While the Commodities Futures Trading Commission (CFTC) is relatively more supportive of regulation for the crypto industry, the Securities and Exchange Commission (SEC) is still hesitant in entering the crypto markets. The SEC has delayed its decision on Bitcoin ETFs once again while the CFTC is gearing up to bring the first physically-settled Bitcoin futures to the market this year.
Moving as expected
The US SEC delayed a decision on the future of two Bitcoin ETF products recently, removing any suspicion that it could finally be ready to approve cryptocurrency derivative products in the market. The decision for the VanEck SolidX Bitcoin Trust, the most anticipated Bitcoin ETF and Bitwise Bitcoin ETF Trust, has been delayed till October this year. The agency still wants time to decide whether it should change listing rules to allow the two crypto funds to trade.
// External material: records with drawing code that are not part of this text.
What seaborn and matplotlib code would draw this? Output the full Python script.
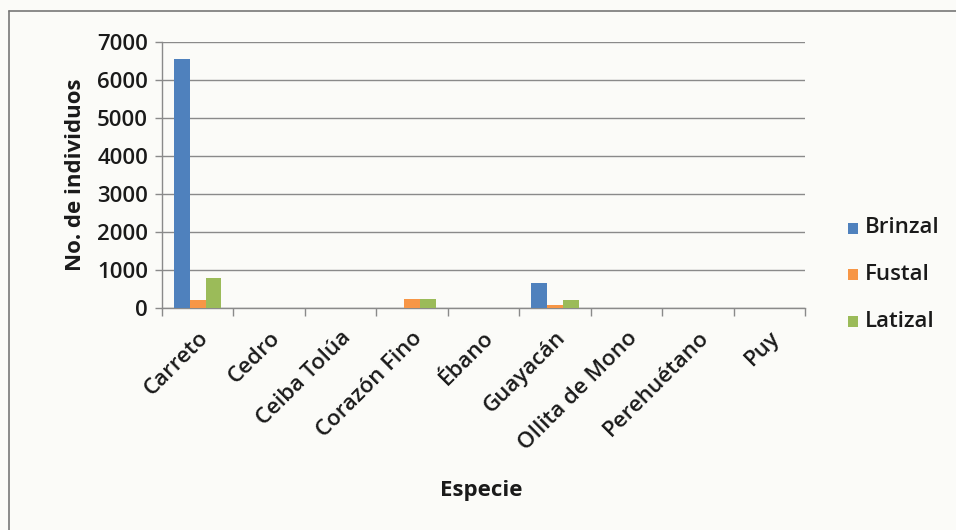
import matplotlib
matplotlib.use("Agg")
import matplotlib.pyplot as plt
from matplotlib.lines import Line2D
import seaborn as sns
import pandas as pd

# Number of individuals per species and growth stage
especies = ["Carreto", "Cedro", "Ceiba Tolúa", "Corazón Fino", "Ébano",
            "Guayacán", "Ollita de Mono", "Perehuétano", "Puy"]
brinzal = [6560, 0, 0, 0, 0, 660, 0, 0, 0]
fustal = [220, 0, 0, 230, 0, 65, 0, 0, 0]
latizal = [780, 0, 0, 225, 0, 205, 0, 0, 0]
estados = ["Brinzal", "Fustal", "Latizal"]
colores = ["#4F81BD", "#F79646", "#9BBB59"]

df = pd.DataFrame({"Especie": especies, "Brinzal": brinzal,
                   "Fustal": fustal, "Latizal": latizal})
long_df = df.melt(id_vars="Especie", value_vars=estados,
                  var_name="Estado", value_name="N")

sns.set_theme(style="white")
plt.rcParams["font.family"] = ["Open Sans", "DejaVu Sans"]

FS = 16
TXT = "#1a1a1a"
GRID = "#8a8a8a"
WT = "semibold"

fig = plt.figure(figsize=(9.56, 5.30), dpi=100)
fig.patch.set_facecolor("#fbfbf8")
ax = fig.add_axes([0.1695, 0.419, 0.6725, 0.502])
ax.set_facecolor("#fbfbf8")

sns.barplot(data=long_df, x="Especie", y="N", hue="Estado",
            hue_order=estados, palette=colores, width=0.66,
            saturation=1, linewidth=0, ax=ax, legend=False, zorder=3)

ax.set_ylim(0, 7000)
ax.set_xlim(-0.5, len(especies) - 0.5)
ax.set_yticks(range(0, 7001, 1000))
ax.set_yticklabels([str(v) for v in range(0, 7001, 1000)],
                   fontsize=FS, color=TXT, fontweight=WT)
ax.yaxis.grid(True, color=GRID, linewidth=1.0, zorder=0)
ax.tick_params(axis="y", length=5, width=1, color=GRID, pad=5, left=True)

# category labels at the centres, tick marks at the boundaries
ax.set_xticks(range(len(especies)))
ax.set_xticklabels(especies, rotation=45, ha="right", va="top",
                   rotation_mode="anchor", fontsize=FS, color=TXT,
                   fontweight=WT)
ax.tick_params(axis="x", which="major", length=0, pad=14)
ax.set_xticks([i - 0.5 for i in range(len(especies) + 1)], minor=True)
ax.tick_params(axis="x", which="minor", length=6, width=1,
               color=GRID, bottom=True)

for side in ["top", "right"]:
    ax.spines[side].set_visible(False)
for side in ["left", "bottom"]:
    ax.spines[side].set_color(GRID)
    ax.spines[side].set_linewidth(1)

ax.set_xlabel("")
ax.set_ylabel("No. de individuos", fontsize=FS, fontweight="bold",
              color=TXT, labelpad=8)
fig.text(0.503, 0.075, "Especie", ha="center", va="center",
         fontsize=FS, fontweight="bold", color=TXT)

# legend entries
for i, (nombre, col) in enumerate(zip(estados, colores)):
    y = 0.570 - i * 0.088
    fig.patches.append(plt.Rectangle((0.887, y - 0.011), 0.0105, 0.021,
                                     transform=fig.transFigure,
                                     facecolor=col, edgecolor="none"))
    fig.text(0.905, y, nombre, ha="left", va="center", fontsize=FS,
             color=TXT, fontweight=WT)

# outer chart frame
fig.add_artist(Line2D([0.009, 1.0], [0.979, 0.979], color="#777777",
                      linewidth=1.2, transform=fig.transFigure))
fig.add_artist(Line2D([0.009, 0.009], [0.0, 0.979], color="#777777",
                      linewidth=1.2, transform=fig.transFigure))

fig.savefig("out.png", dpi=100, facecolor=fig.get_facecolor())
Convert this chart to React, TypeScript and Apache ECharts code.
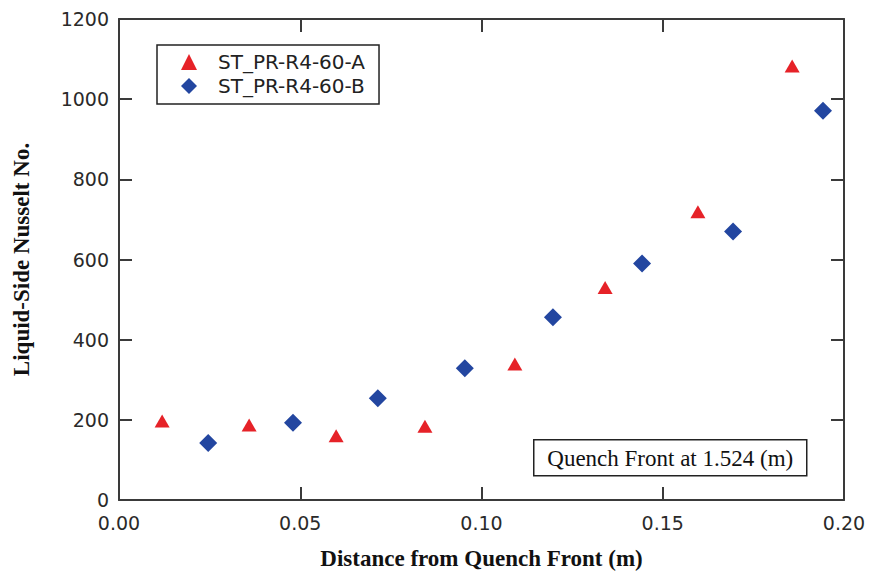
import React, { useEffect, useRef } from "react";
import * as echarts from "echarts";

const seriesNames = ["ST_PR-R4-60-A", "ST_PR-R4-60-B"];
const seriesAx = [0.0119, 0.0359, 0.0599, 0.0844, 0.1092, 0.1341, 0.1597, 0.1857];
const seriesAy = [197, 187, 160, 184, 339, 530, 719, 1083];
const seriesBx = [0.0246, 0.048, 0.0714, 0.0954, 0.1197, 0.1443, 0.1694, 0.1942];
const seriesBy = [142, 193, 254, 329, 456, 590, 670, 971];
const xTitle = "Distance from Quench Front (m)";
const yTitle = "Liquid-Side Nusselt No.";
const noteText = "Quench Front at 1.524 (m)";

const AXIS_COLOR = "#3a3a3a";
const LABEL_FONT = "DejaVu Sans";
const TITLE_FONT = "Liberation Serif";

function axisBase(show: boolean, margin: number) {
  return {
    axisLine: { show: true, onZero: false, lineStyle: { color: AXIS_COLOR, width: 2 } },
    axisTick: { show: true, inside: true, length: 13, lineStyle: { color: AXIS_COLOR, width: 2 } },
    splitLine: { show: false },
    axisLabel: {
      show,
      fontSize: 19,
      fontFamily: LABEL_FONT,
      color: "#2a2a2a",
      margin,
    },
  };
}

export default function App() {
  const ref = useRef<HTMLDivElement>(null);
  useEffect(() => {
    if (!ref.current) return;
    const chart = echarts.init(ref.current, null, { renderer: "svg" });
    const dataA = seriesAx.map((x, i) => [x, seriesAy[i]]);
    const dataB = seriesBx.map((x, i) => [x, seriesBy[i]]);
    const xb = axisBase(true, 13);
    const yb = axisBase(true, 10);
    chart.setOption({
      animation: false,
      backgroundColor: "#fff",
      grid: { left: 119, right: 25, top: 19, bottom: 72, containLabel: false, outerBoundsMode: "none" },
      xAxis: [
        {
          type: "value",
          position: "bottom",
          min: 0,
          max: 0.2,
          interval: 0.05,
          ...xb,
          axisLabel: { ...xb.axisLabel, formatter: (v: number) => v.toFixed(2) },
          name: xTitle,
          nameLocation: "middle",
          nameGap: 47,
          nameTextStyle: { fontFamily: TITLE_FONT, fontWeight: "bold", fontSize: 23, color: "#111" },
        },
        { type: "value", position: "top", min: 0, max: 0.2, interval: 0.05, ...axisBase(false, 8) },
      ],
      yAxis: [
        {
          type: "value",
          position: "left",
          min: 0,
          max: 1200,
          interval: 200,
          ...yb,
          axisLabel: { ...yb.axisLabel, formatter: (v: number) => String(v) },
          name: yTitle,
          nameLocation: "middle",
          nameGap: 86,
          nameRotate: 90,
          nameTextStyle: { fontFamily: TITLE_FONT, fontWeight: "bold", fontSize: 23, color: "#111" },
        },
        { type: "value", position: "right", min: 0, max: 1200, interval: 200, ...axisBase(false, 8) },
      ],
      legend: {
        orient: "vertical",
        left: 157,
        top: 45,
        data: seriesNames,
        borderColor: "#222",
        borderWidth: 1.5,
        borderRadius: 0,
        padding: [7, 14, 8, 24],
        itemWidth: 16,
        itemHeight: 16,
        itemGap: 4,
        backgroundColor: "#fff",
        textStyle: { fontSize: 20, fontFamily: LABEL_FONT, color: "#222", padding: [0, 0, 0, 16] },
      },
      graphic: [
        {
          type: "group",
          left: 533,
          top: 439,
          children: [
            {
              type: "rect",
              shape: { x: 0, y: 0, width: 273, height: 36 },
              style: { fill: "#fff", stroke: "#222", lineWidth: 1.5 },
            },
            {
              type: "text",
              x: 136.5,
              y: 19,
              style: {
                text: noteText,
                font: `23px '${TITLE_FONT}'`,
                fill: "#111",
                textAlign: "center",
                textVerticalAlign: "middle",
              },
            },
          ],
        },
      ],
      series: [
        {
          name: seriesNames[0],
          type: "scatter",
          symbol: "triangle",
          symbolSize: [15, 13],
          itemStyle: { color: "#e62228", opacity: 1 },
          data: dataA,
        },
        {
          name: seriesNames[1],
          type: "scatter",
          symbol: "diamond",
          symbolSize: 18,
          itemStyle: { color: "#2346a0", opacity: 1 },
          data: dataB,
        },
      ],
    });
    return () => chart.dispose();
  }, []);
  return <div ref={ref} style={{ width: 869, height: 572, position: "absolute", left: 0, top: 0 }} />;
}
The disappointment in the Bitcoin community was evident as the coin traded 3.8% lower at $11,418 during the evening trades in New York. The SEC has not made any public comments about its decision, and even Bitwise has decided to stay quiet on the issue, at least for some time.
Why is the SEC taking so long?
Bitcoin ETF proposals have been pouring in for the SEC since last year, and at one point, the agency was looking at over 25 requests. However, the agency has been very cautious in its approach towards cryptocurrencies. They even rejected the requests made by Gemini Exchange founders, Tyler and Cameron Winklevoss, for the Bitcoin ETF even though Gemini is a regulated company in New York.
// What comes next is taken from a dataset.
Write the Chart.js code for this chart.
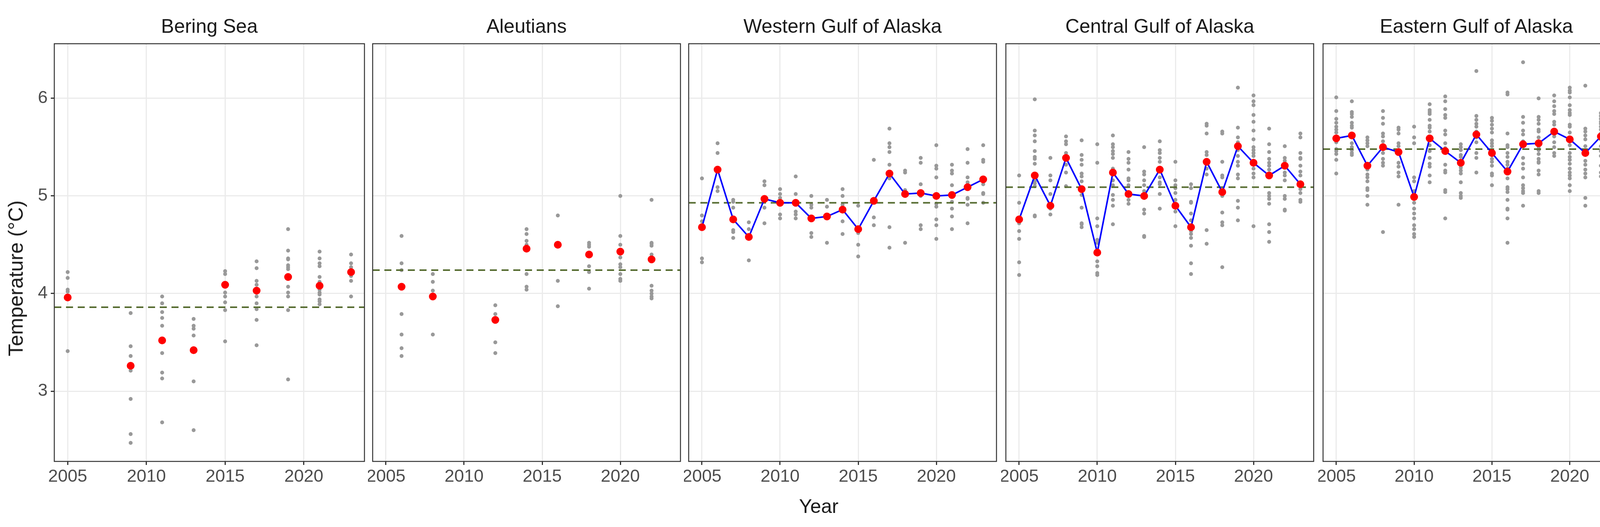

SEC’s officials have frequently highlighted their concerns over investor protection measures, or the lack thereof, in the crypto sector. The volatility of Bitcoin prices and allegations of price manipulation are other problems facing the industry. The criminal use of Bitcoin and the anonymity of transactions could also be keeping the SEC away from the sector. Jay Clayton, SEC chair, also said that he is worried about manipulation and theft on exchanges.
The difference in the approach of the CFTC and the SEC becomes apparent in this case. The CFTC had approved Bitcoin futures trading on its platform on two exchanges, CME and CBOE earlier and now at least three companies are busy getting appropriate licenses to start delivering physically settled Bitcoin futures. Another government agency, the IRA, has a completely different take on cryptocurrency. While the coins are still operating the legal grey area, the IRA wants users to pay applicable taxes- regular income tax and capital gains taxes, on a user’s holdings.